**** Data rows
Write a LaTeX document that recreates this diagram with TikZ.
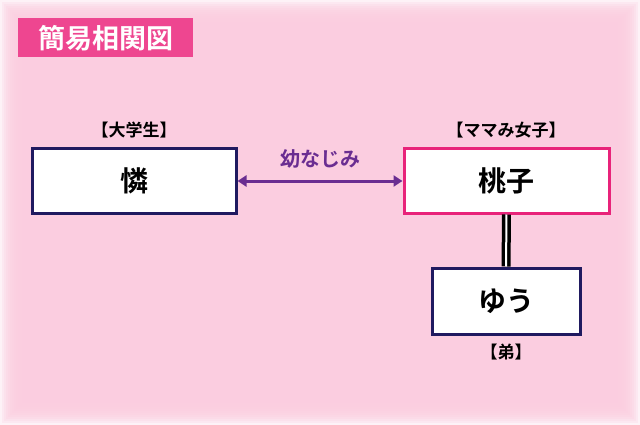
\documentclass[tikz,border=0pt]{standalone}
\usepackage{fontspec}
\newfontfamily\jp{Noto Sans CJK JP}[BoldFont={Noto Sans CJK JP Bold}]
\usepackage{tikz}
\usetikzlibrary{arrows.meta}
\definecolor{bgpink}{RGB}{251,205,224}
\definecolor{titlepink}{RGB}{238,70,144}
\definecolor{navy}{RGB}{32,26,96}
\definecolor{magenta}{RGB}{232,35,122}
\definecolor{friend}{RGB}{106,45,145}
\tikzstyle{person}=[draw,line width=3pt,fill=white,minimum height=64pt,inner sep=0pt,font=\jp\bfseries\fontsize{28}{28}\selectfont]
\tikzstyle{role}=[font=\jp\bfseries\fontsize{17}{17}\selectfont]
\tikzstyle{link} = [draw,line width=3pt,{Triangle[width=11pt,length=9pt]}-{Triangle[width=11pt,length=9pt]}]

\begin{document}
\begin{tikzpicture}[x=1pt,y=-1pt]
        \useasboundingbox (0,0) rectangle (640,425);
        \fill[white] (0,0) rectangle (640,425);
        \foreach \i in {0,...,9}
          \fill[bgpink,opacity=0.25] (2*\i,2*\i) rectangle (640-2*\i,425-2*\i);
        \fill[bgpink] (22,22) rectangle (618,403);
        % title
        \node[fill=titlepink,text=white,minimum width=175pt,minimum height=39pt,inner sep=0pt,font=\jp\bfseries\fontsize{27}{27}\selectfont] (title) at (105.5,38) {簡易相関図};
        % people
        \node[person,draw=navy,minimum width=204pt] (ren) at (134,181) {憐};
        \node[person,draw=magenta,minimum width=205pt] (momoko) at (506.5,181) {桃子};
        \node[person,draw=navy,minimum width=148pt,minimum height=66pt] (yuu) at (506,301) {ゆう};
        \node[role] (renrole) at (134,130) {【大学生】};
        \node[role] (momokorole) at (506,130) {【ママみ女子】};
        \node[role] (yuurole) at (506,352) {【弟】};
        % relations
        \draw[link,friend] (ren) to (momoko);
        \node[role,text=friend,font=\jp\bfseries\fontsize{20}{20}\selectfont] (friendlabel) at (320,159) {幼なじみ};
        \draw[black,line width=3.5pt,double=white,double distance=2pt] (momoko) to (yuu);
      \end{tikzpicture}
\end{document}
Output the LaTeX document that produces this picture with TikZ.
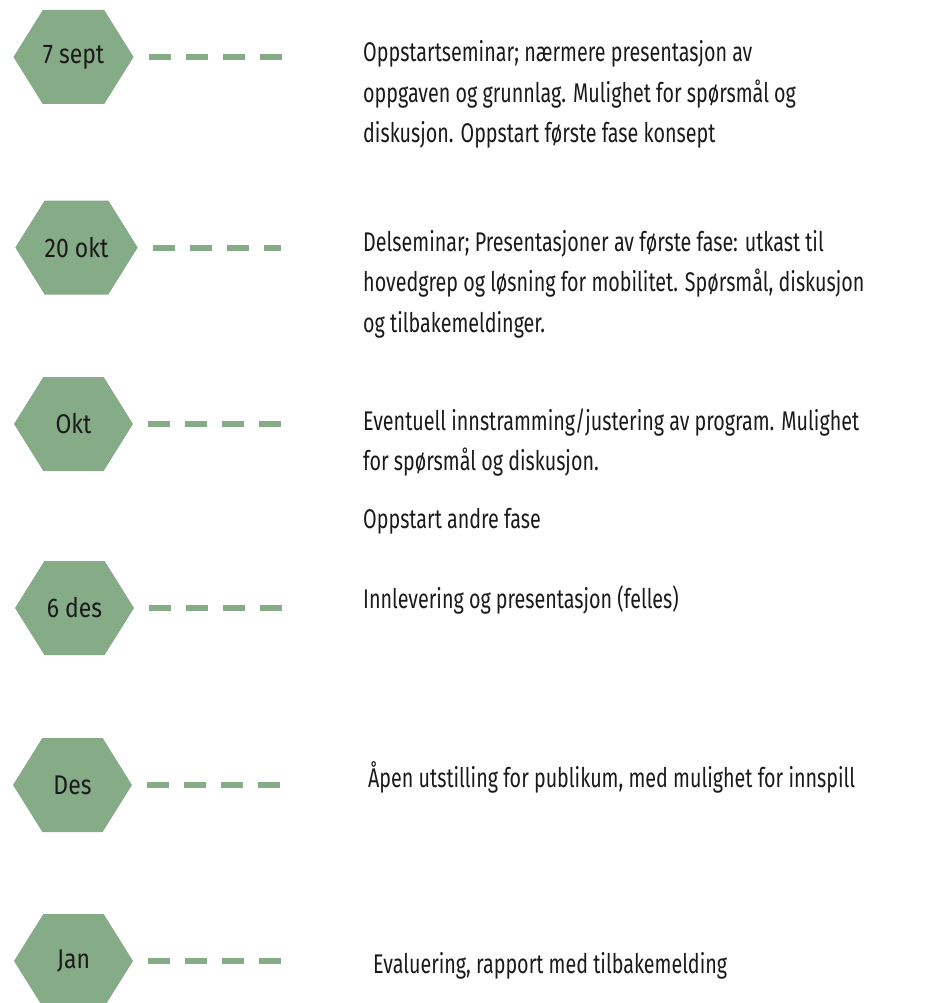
********
**Instructions for the task**. Collect each line of the entries that has the word "with", copying it in full.

**Answer to this problem**.
Write a LaTeX document that recreates this diagram with TikZ.
Output the LaTeX document that produces this picture with TikZ.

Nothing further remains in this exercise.